• **Exercise requirements**
An exact copy of all the data is required, with pictures left out.

• **Data provided**
*-*-*

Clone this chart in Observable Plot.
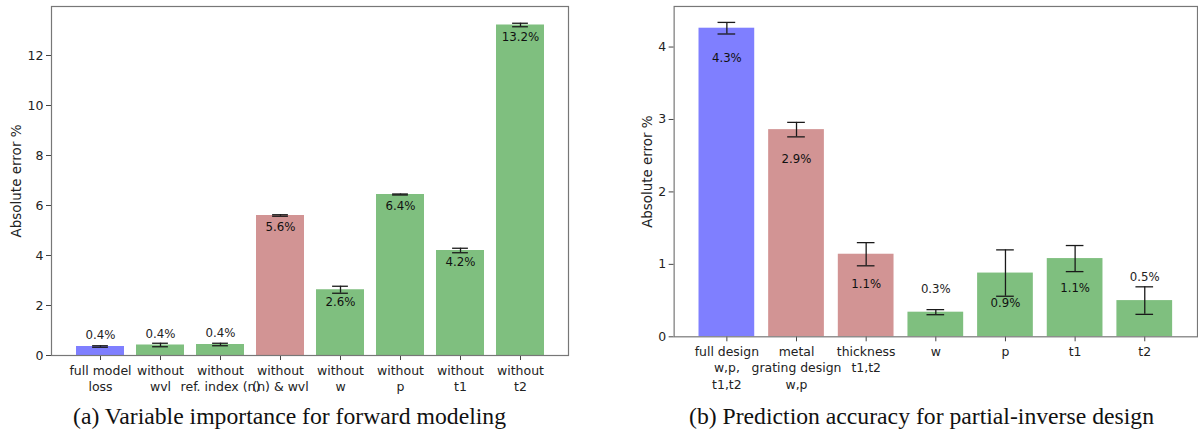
<!DOCTYPE html>
<html>
<head>
<meta charset="utf-8">
<script src="https://cdn.jsdelivr.net/npm/d3@7"></script>
<script src="https://cdn.jsdelivr.net/npm/@observablehq/plot@0.6"></script>
<style>
  html, body { margin: 0; padding: 0; background: #fff; }
  body { width: 1198px; height: 435px; overflow: hidden; position: relative; }
  .panel { position: absolute; top: 0; }
  .caption {
    position: absolute; top: 402px; font-family: "Liberation Serif", "Times New Roman", serif;
    font-size: 23.7px; line-height: 28px; color: #111; white-space: nowrap; transform: translateX(-50%);
  }
</style>
</head>
<body>
<div id="left" class="panel" style="left:0px"></div>
<div id="right" class="panel" style="left:600px"></div>
<div class="caption" style="left:289.5px">(a) Variable importance for forward modeling</div>
<div class="caption" style="left:921.5px">(b) Prediction accuracy for partial-inverse design</div>
<script>
// (a) Forward model: absolute error when inputs are removed
const forwardLabels = [
  "full model\nloss", "without\nwvl", "without\nref. index (n)", "without\n(n) & wvl",
  "without\nw", "without\np", "without\nt1", "without\nt2"
];
const forwardValues = [0.36, 0.42, 0.44, 5.6, 2.63, 6.44, 4.2, 13.22];
const forwardErrors = [0.03, 0.07, 0.05, 0.03, 0.14, 0.02, 0.09, 0.07];
const forwardGroups = ["full", "single", "single", "combined", "single", "single", "single", "single"];
const forwardTicks = [0, 2, 4, 6, 8, 10, 12];

// (b) Partial-inverse design: prediction accuracy per predicted parameter set
const inverseLabels = [
  "full design\nw,p,\nt1,t2", "metal\ngrating design\nw,p", "thickness\nt1,t2",
  "w", "p", "t1", "t2"
];
const inverseValues = [4.26, 2.86, 1.14, 0.34, 0.88, 1.08, 0.5];
const inverseErrors = [0.08, 0.10, 0.16, 0.035, 0.32, 0.18, 0.19];
const inverseGroups = ["full", "combined", "combined", "single", "single", "single", "single"];
const inverseTicks = [0, 1, 2, 3, 4];

const groupColors = {domain: ["full", "combined", "single"], range: ["#7f7fff", "#d29494", "#7fbf7f"]};

function barPanel({labels, values, errors, groups, ticks, yMax, width, height,
                   marginLeft, marginRight, marginTop, marginBottom,
                   paddingOuter, capWidth, labelAbove, labelBelow, labelOffset}) {
  const data = labels.map((label, i) => ({label, value: values[i], error: errors[i], group: groups[i]}));
  const paddingInner = 0.2;
  const innerWidth = width - marginLeft - marginRight;
  const step = innerWidth / (labels.length - paddingInner + 2 * paddingOuter);
  const bandwidth = step * (1 - paddingInner);
  const capInset = (bandwidth - capWidth) / 2;
  const small = d => d.value < 0.6;
  const fmt = d => d.value.toFixed(1) + "%";
  return Plot.plot({
    width, height, marginLeft, marginRight, marginTop, marginBottom,
    style: {fontFamily: "'DejaVu Sans', sans-serif", fontSize: "12.5px", color: "#222", background: "white", overflow: "visible"},
    x: {domain: labels, paddingInner, paddingOuter, label: null},
    y: {domain: [0, yMax], label: null},
    color: groupColors,
    marks: [
      Plot.barY(data, {x: "label", y: "value", fill: "group"}),
      Plot.ruleX(data, {x: "label", y1: d => d.value - d.error, y2: d => d.value + d.error, stroke: "#1a1a1a", strokeWidth: 1.3}),
      Plot.tickY(data, {x: "label", y: d => d.value - d.error, stroke: "#1a1a1a", strokeWidth: 1.3, insetLeft: capInset, insetRight: capInset}),
      Plot.tickY(data, {x: "label", y: d => d.value + d.error, stroke: "#1a1a1a", strokeWidth: 1.3, insetLeft: capInset, insetRight: capInset}),
      Plot.text(data.filter(small), {x: "label", y: "value", text: fmt, dy: -labelAbove, fontSize: 11.8, fill: "#222"}),
      Plot.text(data.filter(d => !small(d)), {x: "label", y: "value", text: fmt, dy: labelBelow, fontSize: 11.8, fill: "#111"}),
      Plot.axisY({ticks, tickFormat: d => String(d), tickSize: 5, tickPadding: 3, stroke: "#444", label: null}),
      Plot.axisY({ticks: [], tickSize: 0, label: "Absolute error %", labelAnchor: "center", labelArrow: false,
                  labelOffset, fontSize: 13.5}),
      Plot.axisX({tickSize: 5, tickPadding: 3, stroke: "#444", lineHeight: 1.3}),
      Plot.frame({stroke: "#777", strokeWidth: 1.2})
    ]
  });
}

document.getElementById("left").append(barPanel({
  labels: forwardLabels, values: forwardValues, errors: forwardErrors, groups: forwardGroups,
  ticks: forwardTicks, yMax: 13.96, width: 580, height: 400,
  marginLeft: 51, marginRight: 12, marginTop: 6, marginBottom: 45,
  paddingOuter: 0.39, capWidth: 16, labelAbove: 11, labelBelow: 12, labelOffset: 40
}));

document.getElementById("right").append(barPanel({
  labels: inverseLabels, values: inverseValues, errors: inverseErrors, groups: inverseGroups,
  ticks: inverseTicks, yMax: 4.56, width: 601, height: 400,
  marginLeft: 74, marginRight: 1, marginTop: 6, marginBottom: 62,
  paddingOuter: 0.34, capWidth: 18, labelAbove: 23, labelBelow: 30, labelOffset: 32
}));
</script>
</body>
</html>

*-*-*

• **Expected answer**
Clone this chart in Observable Plot.
<!DOCTYPE html>
<html>
<head>
<meta charset="utf-8">
<script src="https://cdn.jsdelivr.net/npm/d3@7"></script>
<script src="https://cdn.jsdelivr.net/npm/@observablehq/plot@0.6"></script>
<style>
  html, body { margin: 0; padding: 0; background: #fff; }
  body { width: 1198px; height: 435px; overflow: hidden; position: relative; }
  .panel { position: absolute; top: 0; }
  .caption {
    position: absolute; top: 402px; font-family: "Liberation Serif", "Times New Roman", serif;
    font-size: 23.7px; line-height: 28px; color: #111; white-space: nowrap; transform: translateX(-50%);
  }
</style>
</head>
<body>
<div id="left" class="panel" style="left:0px"></div>
<div id="right" class="panel" style="left:600px"></div>
<div class="caption" style="left:289.5px">(a) Variable importance for forward modeling</div>
<div class="caption" style="left:921.5px">(b) Prediction accuracy for partial-inverse design</div>
<script>
// (a) Forward model: absolute error when inputs are removed
const forwardLabels = [
  "full model\nloss", "without\nwvl", "without\nref. index (n)", "without\n(n) & wvl",
  "without\nw", "without\np", "without\nt1", "without\nt2"
];
const forwardValues = [0.36, 0.42, 0.44, 5.6, 2.63, 6.44, 4.2, 13.22];
const forwardErrors = [0.03, 0.07, 0.05, 0.03, 0.14, 0.02, 0.09, 0.07];
const forwardGroups = ["full", "single", "single", "combined", "single", "single", "single", "single"];
const forwardTicks = [0, 2, 4, 6, 8, 10, 12];

// (b) Partial-inverse design: prediction accuracy per predicted parameter set
const inverseLabels = [
  "full design\nw,p,\nt1,t2", "metal\ngrating design\nw,p", "thickness\nt1,t2",
  "w", "p", "t1", "t2"
];
const inverseValues = [4.26, 2.86, 1.14, 0.34, 0.88, 1.08, 0.5];
const inverseErrors = [0.08, 0.10, 0.16, 0.035, 0.32, 0.18, 0.19];
const inverseGroups = ["full", "combined", "combined", "single", "single", "single", "single"];
const inverseTicks = [0, 1, 2, 3, 4];

const groupColors = {domain: ["full", "combined", "single"], range: ["#7f7fff", "#d29494", "#7fbf7f"]};

function barPanel({labels, values, errors, groups, ticks, yMax, width, height,
                   marginLeft, marginRight, marginTop, marginBottom,
                   paddingOuter, capWidth, labelAbove, labelBelow, labelOffset}) {
  const data = labels.map((label, i) => ({label, value: values[i], error: errors[i], group: groups[i]}));
  const paddingInner = 0.2;
  const innerWidth = width - marginLeft - marginRight;
  const step = innerWidth / (labels.length - paddingInner + 2 * paddingOuter);
  const bandwidth = step * (1 - paddingInner);
  const capInset = (bandwidth - capWidth) / 2;
  const small = d => d.value < 0.6;
  const fmt = d => d.value.toFixed(1) + "%";
  return Plot.plot({
    width, height, marginLeft, marginRight, marginTop, marginBottom,
    style: {fontFamily: "'DejaVu Sans', sans-serif", fontSize: "12.5px", color: "#222", background: "white", overflow: "visible"},
    x: {domain: labels, paddingInner, paddingOuter, label: null},
    y: {domain: [0, yMax], label: null},
    color: groupColors,
    marks: [
      Plot.barY(data, {x: "label", y: "value", fill: "group"}),
      Plot.ruleX(data, {x: "label", y1: d => d.value - d.error, y2: d => d.value + d.error, stroke: "#1a1a1a", strokeWidth: 1.3}),
      Plot.tickY(data, {x: "label", y: d => d.value - d.error, stroke: "#1a1a1a", strokeWidth: 1.3, insetLeft: capInset, insetRight: capInset}),
      Plot.tickY(data, {x: "label", y: d => d.value + d.error, stroke: "#1a1a1a", strokeWidth: 1.3, insetLeft: capInset, insetRight: capInset}),
      Plot.text(data.filter(small), {x: "label", y: "value", text: fmt, dy: -labelAbove, fontSize: 11.8, fill: "#222"}),
      Plot.text(data.filter(d => !small(d)), {x: "label", y: "value", text: fmt, dy: labelBelow, fontSize: 11.8, fill: "#111"}),
      Plot.axisY({ticks, tickFormat: d => String(d), tickSize: 5, tickPadding: 3, stroke: "#444", label: null}),
      Plot.axisY({ticks: [], tickSize: 0, label: "Absolute error %", labelAnchor: "center", labelArrow: false,
                  labelOffset, fontSize: 13.5}),
      Plot.axisX({tickSize: 5, tickPadding: 3, stroke: "#444", lineHeight: 1.3}),
      Plot.frame({stroke: "#777", strokeWidth: 1.2})
    ]
  });
}

document.getElementById("left").append(barPanel({
  labels: forwardLabels, values: forwardValues, errors: forwardErrors, groups: forwardGroups,
  ticks: forwardTicks, yMax: 13.96, width: 580, height: 400,
  marginLeft: 51, marginRight: 12, marginTop: 6, marginBottom: 45,
  paddingOuter: 0.39, capWidth: 16, labelAbove: 11, labelBelow: 12, labelOffset: 40
}));

document.getElementById("right").append(barPanel({
  labels: inverseLabels, values: inverseValues, errors: inverseErrors, groups: inverseGroups,
  ticks: inverseTicks, yMax: 4.56, width: 601, height: 400,
  marginLeft: 74, marginRight: 1, marginTop: 6, marginBottom: 62,
  paddingOuter: 0.34, capWidth: 18, labelAbove: 23, labelBelow: 30, labelOffset: 32
}));
</script>
</body>
</html>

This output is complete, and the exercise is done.